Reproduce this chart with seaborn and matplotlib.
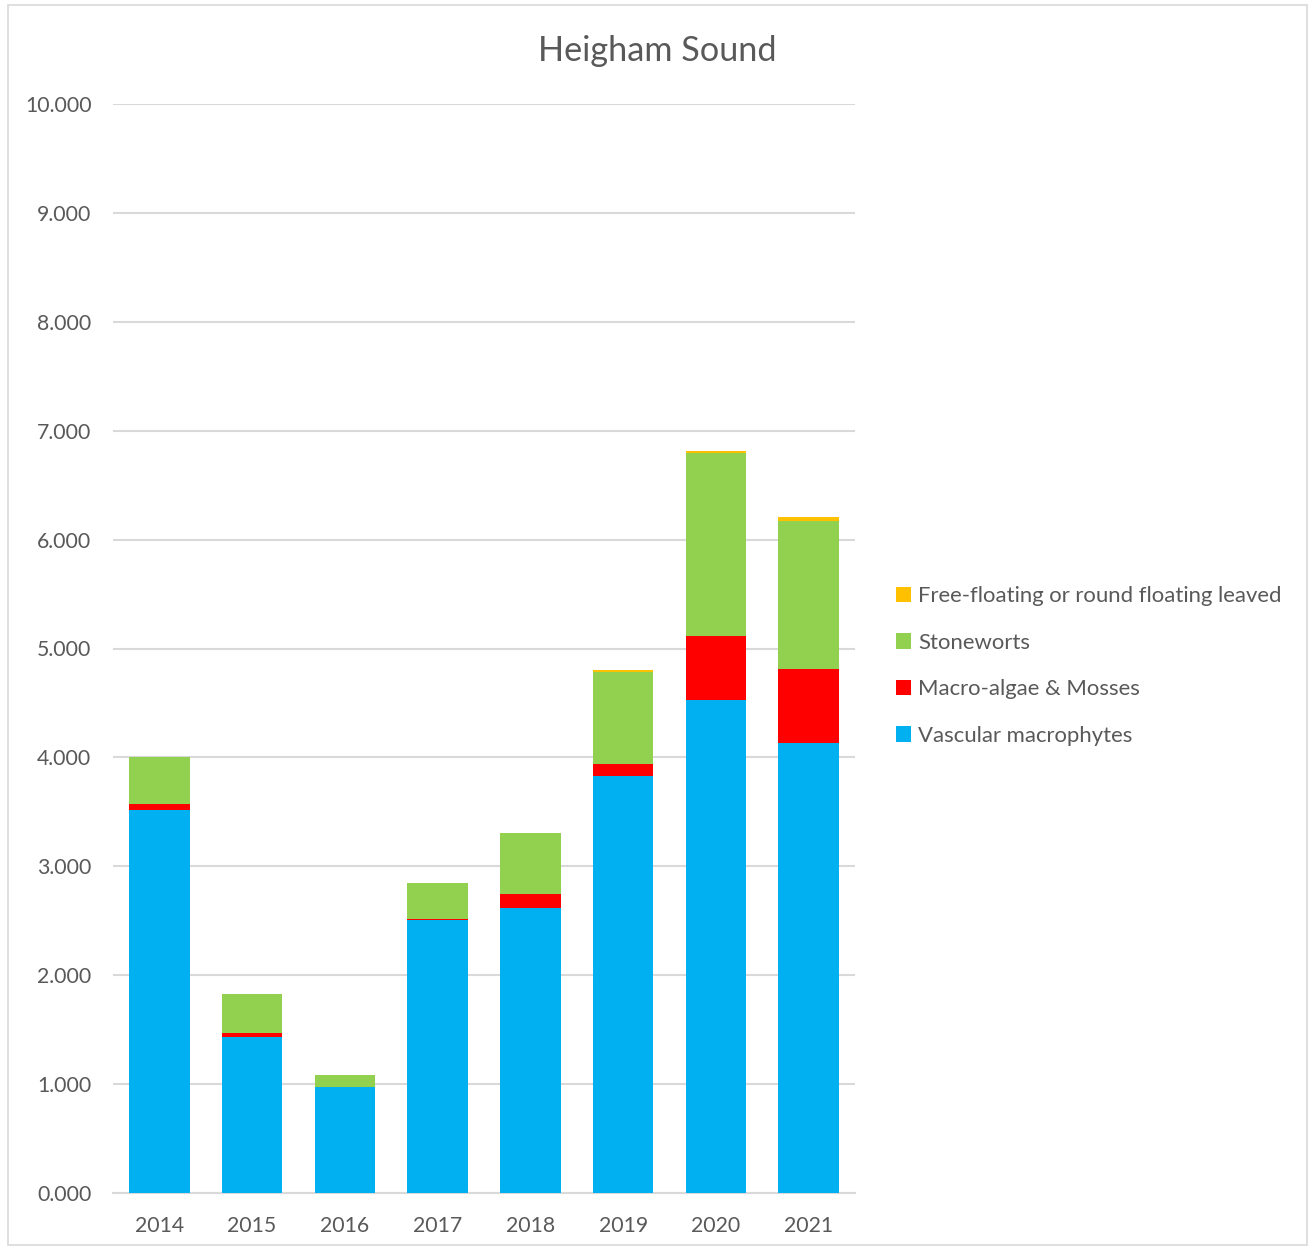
import matplotlib
matplotlib.use("Agg")
import matplotlib.pyplot as plt
from matplotlib.patches import Rectangle, Patch
import numpy as np
import pandas as pd
import seaborn as sns

years = ["2014", "2015", "2016", "2017", "2018", "2019", "2020", "2021"]
vascular = [3.52, 1.435, 0.976, 2.51, 2.62, 3.83, 4.53, 4.13]
macro_algae = [0.05, 0.035, 0.0, 0.01, 0.13, 0.105, 0.585, 0.68]
stoneworts = [0.43, 0.355, 0.105, 0.33, 0.555, 0.845, 1.68, 1.365]
free_floating = [0.0, 0.0, 0.0, 0.0, 0.005, 0.02, 0.015, 0.035]

series_names = ["Vascular macrophytes", "Macro-algae & Mosses", "Stoneworts",
                "Free-floating or round floating leaved"]
series_colors = ["#00B0F0", "#FF0000", "#92D050", "#FFC000"]

sns.set_theme(style="white")
plt.rcParams["font.family"] = ["Lato", "DejaVu Sans"]
text_color = "#595959"

df = pd.DataFrame({"year": years, "v": vascular, "m": macro_algae,
                   "s": stoneworts, "f": free_floating})
layers = [df["v"], df["m"], df["s"], df["f"]]
cum = np.cumsum(np.vstack(layers), axis=0)

fig = plt.figure(figsize=(13.13, 12.49), dpi=100)
ax = fig.add_axes([113 / 1313, 1 - 1193 / 1249, (855 - 113) / 1313, (1193 - 104) / 1249])

# stacked bars: draw cumulative totals from the top layer down
for i in range(3, -1, -1):
    sns.barplot(x=df["year"], y=cum[i], color=series_colors[i], width=0.65,
                saturation=1, ax=ax, zorder=3, edgecolor="none")

ax.set_ylim(0, 10)
ax.set_xlim(-0.5, 7.5)
ax.set_yticks(np.arange(0, 11, 1))
ax.set_yticklabels([f"{v:.3f}" for v in range(11)])
ax.yaxis.grid(True, color="#D9D9D9", linewidth=1.5, zorder=0)
ax.set_axisbelow(True)
for sp in ["top", "right", "left"]:
    ax.spines[sp].set_visible(False)
ax.spines["bottom"].set_color("#D9D9D9")
ax.spines["bottom"].set_linewidth(1.5)
ax.tick_params(axis="both", length=0, labelsize=15.3, colors=text_color)
ax.tick_params(axis="x", pad=16.5)
ax.tick_params(axis="y", pad=15.5)
ax.set_xlabel("")
ax.set_ylabel("")

fig.text(657 / 1313, 1 - 51 / 1249, "Heigham Sound", ha="center", va="center",
         fontsize=24.7, color=text_color)

handles = [Patch(facecolor=series_colors[i], edgecolor="none") for i in range(3, -1, -1)]
labels = [series_names[i] for i in range(3, -1, -1)]
fig.legend(handles, labels, loc="center left", bbox_to_anchor=(876 / 1313, 1 - 666 / 1249),
           frameon=False, fontsize=15.9, labelcolor=text_color, handlelength=0.7,
           handleheight=0.7, handletextpad=0.3, labelspacing=1.2)

fig.patches.append(Rectangle((8 / 1313, 4 / 1249), 1299 / 1313, 1240 / 1249,
                             transform=fig.transFigure, fill=False,
                             edgecolor="#D9D9D9", linewidth=1.2))

fig.savefig("out.png", dpi=100)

■ Goal of the exercise
Where does the word "seaborn" appear in the listing? List each line that holds it.

■ Solution below
Reproduce this chart with seaborn and matplotlib.
import seaborn as sns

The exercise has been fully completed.